Если ребенок в том возрасте, когда он уже понимает, слышит и видит, что происходит, то наша родительская обязанность говорить с ним об этом.

Не оставлять его наедине со страхом, показать, что бояться в этой ситуации — нормально.

Продемонстрировать, что мы как взрослые можем его страхи выдерживать, что мы рядом, что можем слушать, пытаться понять, поддержать, обнять, что мы для него крепость и пристанище.

На фоне этих событий возникает какая-то общая клаустрофобия — люди очень остро реагируют на медийные вбросы о возможных ограничениях в перемещениях. Здраво оценить эти вероятности в нынешней ситуации уже невозможно, а нервничаешь каждый раз заново.

— Тут важно понимать, от чего ты бежишь. Терроризм — проблема мировая. Почему конкретно человеку надо сбежать, от чего, в чем ему так душно? Вот такое замкнутое пространство — про что-то другое, к стране и ее возможностям не имеющее отношения.

Если страшно — езжай в деревню, кто мешает. Это и проще, и дешевле в сто раз. Иначе это напоминает алкоголика, который сбегает от своей зависимости в другое место, думая, что раз там проблем меньше, то он пить перестанет. Но так не случается.

Каждый бежит по своей причине — хорошо, если человек находит решение в другой стране (например, образование детей), но если он ищет разрешения своим страхам, это не в другую страну, это к психотерапевту.

Есть еще такой момент, про который особенно не говорят, — давление общего чувства тревоги и двойственность своих частных чувств. Например, человеку весело, но он боится, что это сейчас неуместно.

— Чрез неделю после смерти моего отца друзья пригласили меня в гости. Напились со мной и веселились. После я была им очень благодарна. Потому что я не могла больше выдерживать похоронное настроение, мое напряжение достигло вершины, а друзья это почувствовали и сделали то, что надо, а именно — расслабили меня. Я не терзалась потом чувством вины, хотя и могла. Но просто поняла, что таким образом позаботилась о себе, что так мне нужно было, чтобы продолжать дальше поддерживать семью и близких. Я нашла свою точку опоры тогда — в друзьях.

А можно ли как-то оградить себя от изнуряющего информационного фона? Не знаю, снести соцсети. Телевизор выключить.

— А зачем? Не поддаваться всеобщей истерии — это выбор, жить так, чтобы не было стыдно, — выбор, отключить соцсети, потому что противно, например, — тоже выбор. Если это на тебя так влияет, то это тоже вопрос не к соцсетям, а к себе самому: почему? Что во мне позволяет так на это вестись? Я бы отключила фейсбук, но он меня не изнуряет. Мне многое в нем неприятно и непонятно, но я могу это отделять от себя.

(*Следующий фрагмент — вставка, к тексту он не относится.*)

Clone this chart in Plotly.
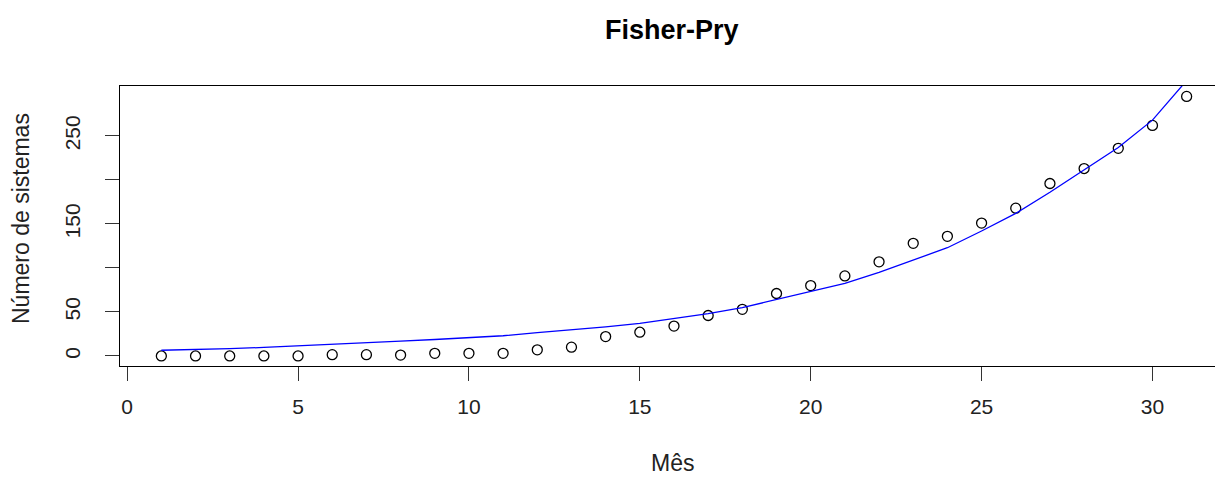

Иногда фейсбук действует примерно как дементоры — прямо забываешь, на что похожи надежда и радость.

— Как можно на дементоров повлиять? Патронусом, правильно. А что такое патронус? По сути, это ресурс, то состояние, когда тебе хорошо, стабильно, то, что придает сил и ради чего хочется жить. Ну или не попадаться к дементору — это тоже выход.

Так и тут — отключай фейсбук, если это так на тебя воздействует, или блокируй дементоров. Или пытайся отделить себя от того, что ты там видишь.

Хотя в процессе разговора я поняла, что отключаться не нужно. Потому что это еще один способ понять про себя важное, отыскать свои собственные ресурсы и сделать их сильнее.